I like Drew on the blog post use a Thinkpad X200, and it more than suits my needs for a laptop, and I even shelled out the money for one of the 51nb x2100s. If System 76 bucks the current trend and makes a laptop in the style of an old thinkpad (To quote Drew: "The integrated GPU, Bluetooth and WiFi, internal sensors, and even the fingerprint reader can all be driven by the upstream Linux kernel. In fact, the hardware is so well understood that I have successfully used almost all of the laptop’s features on Linux, FreeBSD, NetBSD, Minix, Haiku, and Plan 9. Plan fucking 9. It can run coreboot, too. The back of the laptop has all of the screws (Phillips head) labelled so you know which to remove to service which parts.
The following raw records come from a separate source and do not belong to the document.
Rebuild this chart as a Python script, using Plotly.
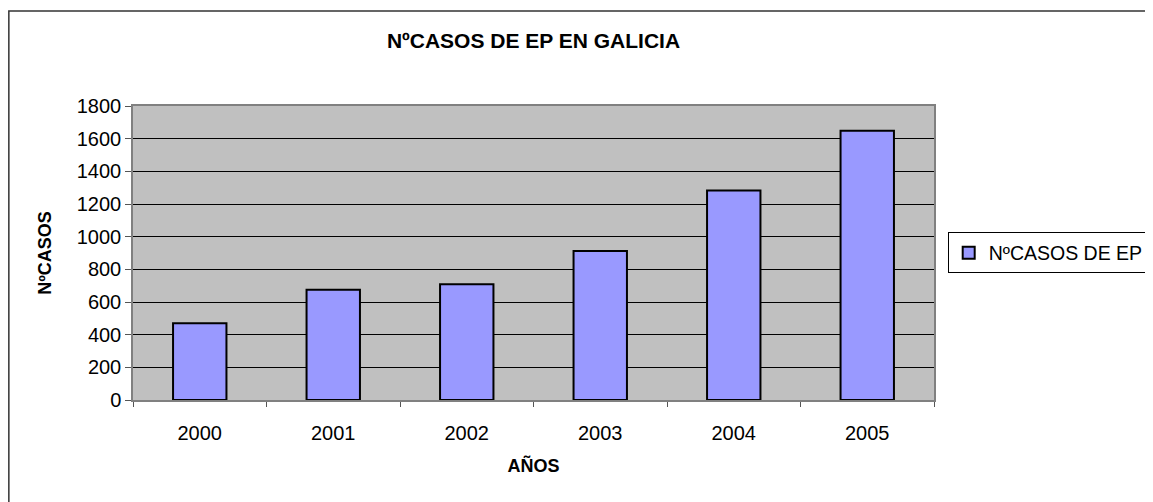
import plotly.graph_objects as go

years = ["2000", "2001", "2002", "2003", "2004", "2005"]
casos = [470, 675, 708, 912, 1282, 1648]

FONT = "Liberation Sans, Arial, sans-serif"

fig = go.Figure()

fig.add_trace(go.Bar(
    x=years,
    y=casos,
    name="NºCASOS DE EP",
    marker=dict(color="#9999FF", line=dict(color="black", width=2)),
    width=0.4,
))

# chart-area border (clipped at right and bottom like the original)
fig.add_shape(type="rect", xref="paper", yref="paper",
              x0=-0.155, x1=1.3, y0=-0.4, y1=1.323,
              line=dict(color="#333333", width=1.5), layer="below")

fig.update_layout(
    width=1153, height=502,
    margin=dict(l=125, r=227, t=98, b=110, autoexpand=False),
    paper_bgcolor="white",
    plot_bgcolor="#C0C0C0",
    font=dict(family=FONT, size=18, color="black"),
    title=dict(text="<b>NºCASOS DE EP EN GALICIA</b>", x=0.5, xref="paper",
               xanchor="center", y=0.934, yref="container", yanchor="middle",
               font=dict(size=21)),
    bargap=0.6,
    showlegend=True,
    legend=dict(x=0.815, y=0.512, xref="container", yref="container",
                xanchor="left", yanchor="middle",
                bordercolor="black", borderwidth=1, bgcolor="white",
                font=dict(size=19.5), itemwidth=30),
)

fig.update_xaxes(
    type="category",
    tickson="boundaries",
    ticks="outside", ticklen=5, tickcolor="#555555",
    showline=True, linecolor="#808080", linewidth=1.5, mirror=True,
    showgrid=False,
    ticklabelstandoff=14,
    tickfont=dict(size=20),
    title=dict(text="<b>AÑOS</b>", standoff=17, font=dict(size=18)),
)

fig.update_yaxes(
    range=[0, 1800], dtick=200,
    ticks="outside", ticklen=6, tickcolor="#555555",
    showline=True, linecolor="#808080", linewidth=1.5, mirror=True,
    showgrid=True, gridcolor="black", gridwidth=1,
    zeroline=False,
    tickfont=dict(size=20),
    title=dict(text="<b>NºCASOS</b>", standoff=20, font=dict(size=18)),
)

fig.write_html("out.html")
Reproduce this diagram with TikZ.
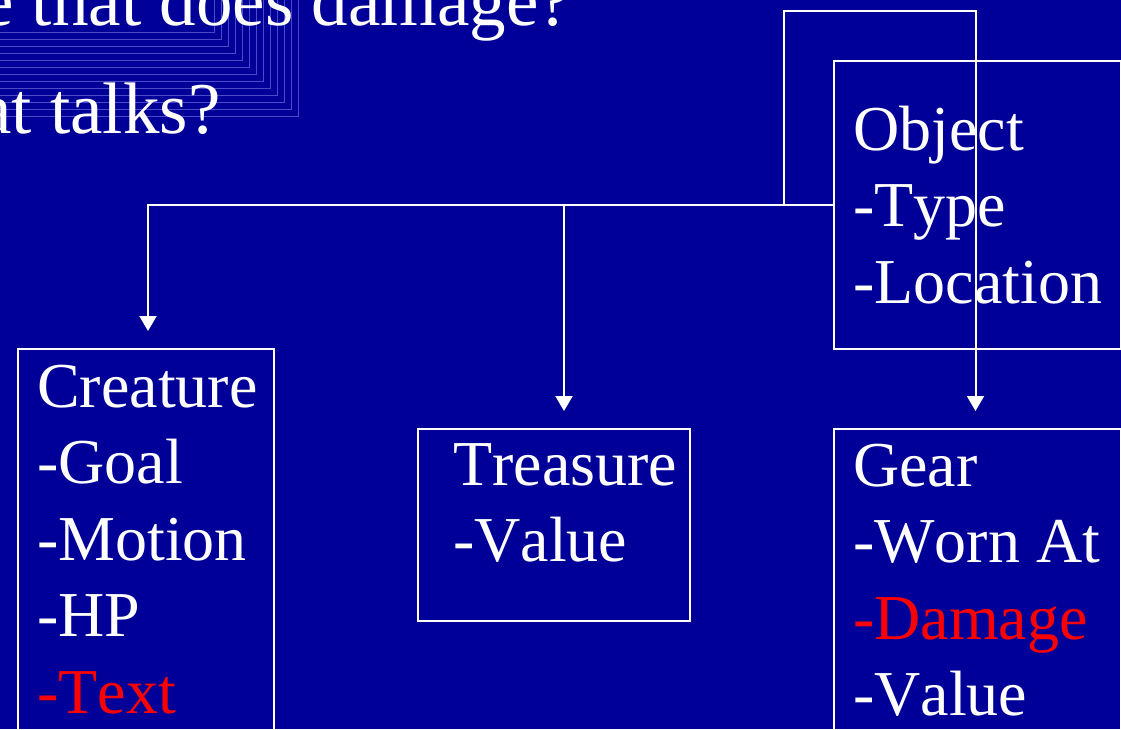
\documentclass[tikz,border=0pt]{standalone}
\usepackage{fontspec}
\setmainfont{Liberation Serif}[Kerning=Off]
\usetikzlibrary{arrows.meta}
\definecolor{bg}{RGB}{0,0,153}
\definecolor{stair}{RGB}{75,75,200}
\definecolor{hot}{RGB}{255,0,0}
\begin{document}
\begin{tikzpicture}[x=1pt,y=-1pt,
  wire/.style={draw=white, line width=2pt},
  arr/.style={wire, -{Triangle[width=17pt,length=15pt]}, shorten >=17pt},
  box/.style={draw=white, line width=2pt, inner sep=0pt, anchor=north west},
  txt/.style={anchor=base west, inner sep=0pt, text=white, font=\fontsize{64}{76.5}\selectfont},
  ttl/.style={anchor=base west, inner sep=0pt, text=white, font=\fontsize{73}{86}\selectfont},
  hotline/.style={text=hot}]
\useasboundingbox (0,0) rectangle (1121,729);
\fill[bg] (0,0) rectangle (1121,729);
\clip (0,0) rectangle (1121,729);
% stepped shadow lines
\foreach \i in {0,...,12} \draw[stair, line width=0.9pt] (0,32+7.05*\i) -| (214+7*\i,0);
% title fragments
\node[ttl] (t1) at (-19,25) {e that does damage?};
\node[ttl] (t2) at (-21,133) {at talks?};
% boxes
\node[box, minimum width=287pt, minimum height=288pt] (object) at (833,60) {};
\node[box, minimum width=256pt, minimum height=500pt] (creature) at (17,348) {};
\node[box, minimum width=272pt, minimum height=192pt] (treasure) at (417,428) {};
\node[box, minimum width=287pt, minimum height=400pt] (gear) at (833,428) {};
% texts
\node[txt] (o1) at (853,150) {Object};
\node[txt] (o2) at (853,226.5) {-Type};
\node[txt] (o3) at (853,303) {-Location};
\node[txt] (c1) at (37,407) {Creature};
\node[txt] (c2) at (37,483.5) {-Goal};
\node[txt] (c3) at (37,560) {-Motion};
\node[txt] (c4) at (37,636.5) {-HP};
\node[txt, hotline] (c5) at (37,713) {-Text};
\node[txt] (tr1) at (453,485) {Treasure};
\node[txt] (tr2) at (453,561.5) {-Value};
\node[txt] (g1) at (853,486) {Gear};
\node[txt] (g2) at (853,562.5) {-Worn At};
\node[txt, hotline] (g3) at (853,639) {-Damage};
\node[txt] (g4) at (853,715.5) {-Value};
% connectors
\coordinate (j1) at (564,204);
\coordinate (j2) at (784,204);
\coordinate (top) at (784,11);
\draw[arr] (object.west) -| ([xshift=2pt]creature.north);
\draw[arr] (j1) -- (j1 |- treasure.north);
\draw[arr] (j2) -- (top) -| ([xshift=-2pt]gear.north);
\end{tikzpicture}
\end{document}
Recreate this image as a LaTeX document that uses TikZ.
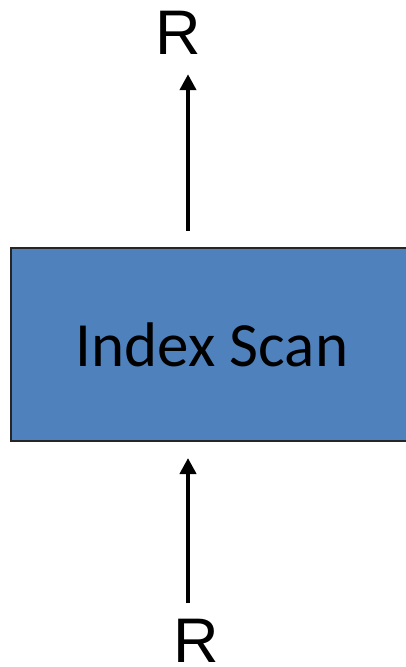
\documentclass[tikz,border=0pt]{standalone}
\usepackage{fontspec}
\setmainfont{Carlito}
\newfontfamily\arialfont{Liberation Sans}
\usetikzlibrary{arrows.meta}
\definecolor{scanblue}{RGB}{79,129,189}
\tikzstyle{bluebox} = [rectangle, minimum width=402pt, minimum height=193pt, draw=black!85, line width=2pt, fill=scanblue, font=\fontsize{63}{70}\selectfont]
\tikzstyle{relname} = [inner sep=0pt, anchor=base, font=\arialfont\fontsize{63}{70}\selectfont]
\tikzstyle{arrow} = [line width=4.5pt, -{Triangle[length=16pt, width=16pt]}]

\begin{document}
\begin{tikzpicture}[x=1pt, y=-1pt]
      \useasboundingbox (0,0) rectangle (406,667);
      \node (scan) [bluebox] at (212,344.5) {Index Scan};
      \node (rout) [relname] at (178,54) {R};
      \node (rin) [relname] at (196,662) {R};

      \coordinate (ax) at (188,0);
      \draw [arrow, shorten <=16pt, shorten >=20pt] (scan.north -| ax) -- (rout.south -| ax);
      \draw [arrow, shorten <=15pt, shorten >=16pt] (rin.north -| ax) -- (scan.south -| ax);
\end{tikzpicture}
\end{document}
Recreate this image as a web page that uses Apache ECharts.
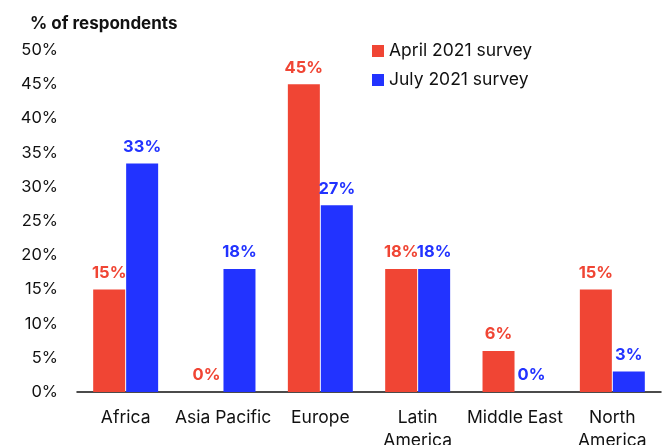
<!DOCTYPE html>
<html style="height: 100%">
<head>
<meta charset="utf-8" />
<title>Survey chart</title>
<script src="https://cdn.jsdelivr.net/npm/echarts@6/dist/echarts.min.js"></script>
</head>
<body style="height: 100%; margin: 0; background: #fff">
<div id="container" style="width: 663px; height: 445px"></div>
<script type="text/javascript">
var regions = ['Africa', 'Asia Pacific', 'Europe', 'Latin\nAmerica', 'Middle East', 'North\nAmerica'];
var april = [15, 0, 45, 18, 6, 15];
var july = [33.4, 18, 27.3, 18, 0, 3];
var seriesNames = ['April 2021 survey', 'July 2021 survey'];
var colors = ['#F04534', '#2233FF'];

var font = 'Inter, "Noto Sans", sans-serif';
var chart = echarts.init(document.getElementById('container'));

function makeSeries(name, data, color) {
    return {
        name: name,
        type: 'bar',
        data: data,
        barWidth: 32,
        barGap: '3%',
        itemStyle: { color: color },
        label: {
            show: true,
            position: 'top',
            distance: 8,
            color: color,
            fontFamily: font,
            fontWeight: 'bold',
            fontSize: 16.5,
            formatter: function (p) { return Math.round(p.value) + '%'; }
        }
    };
}

var option = {
    animation: false,
    color: colors,
    textStyle: { fontFamily: font },
    title: {
        text: '% of respondents',
        left: 25,
        top: 10,
        textStyle: { fontFamily: font, fontSize: 17, fontWeight: 'bold', color: '#111' }
    },
    legend: {
        orient: 'vertical',
        left: 367,
        top: 37,
        itemWidth: 12,
        itemHeight: 12,
        itemGap: 11,
        icon: 'rect',
        textStyle: { fontFamily: font, fontSize: 17.5, color: '#111' },
        data: seriesNames
    },
    grid: { left: 77, right: 2, top: 50, bottom: 53, containLabel: false, outerBoundsMode: 'none' },
    xAxis: {
        type: 'category',
        data: regions,
        axisLine: { lineStyle: { color: '#111', width: 1.5 } },
        axisTick: { show: false },
        axisLabel: { fontFamily: font, fontSize: 17.5, color: '#111', margin: 14, lineHeight: 23, interval: 0 }
    },
    yAxis: {
        type: 'value',
        min: 0,
        max: 50,
        interval: 5,
        splitLine: { show: false },
        axisLine: { show: false },
        axisTick: { show: false },
        axisLabel: { fontFamily: font, fontSize: 16.5, color: '#111', margin: 19, formatter: '{value}%' }
    },
    series: [
        makeSeries(seriesNames[0], april, colors[0]),
        makeSeries(seriesNames[1], july, colors[1])
    ]
};
chart.setOption(option);
</script>
</body>
</html>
User replacable parts include the screen, keyboard (multiple layouts are available and are interchangeable), the RAM, hard drive (I put a new SSD in one of mine a few weeks ago, and it took about 30 seconds) — actually, there are a total of 26 replacable parts in this laptop. There is a detailed 278-page service manual to assist you or your local repair tech in addressing any problems that arise.") I think they could easily charge a very healthy premium and get a lot of people to line up for it (myself included).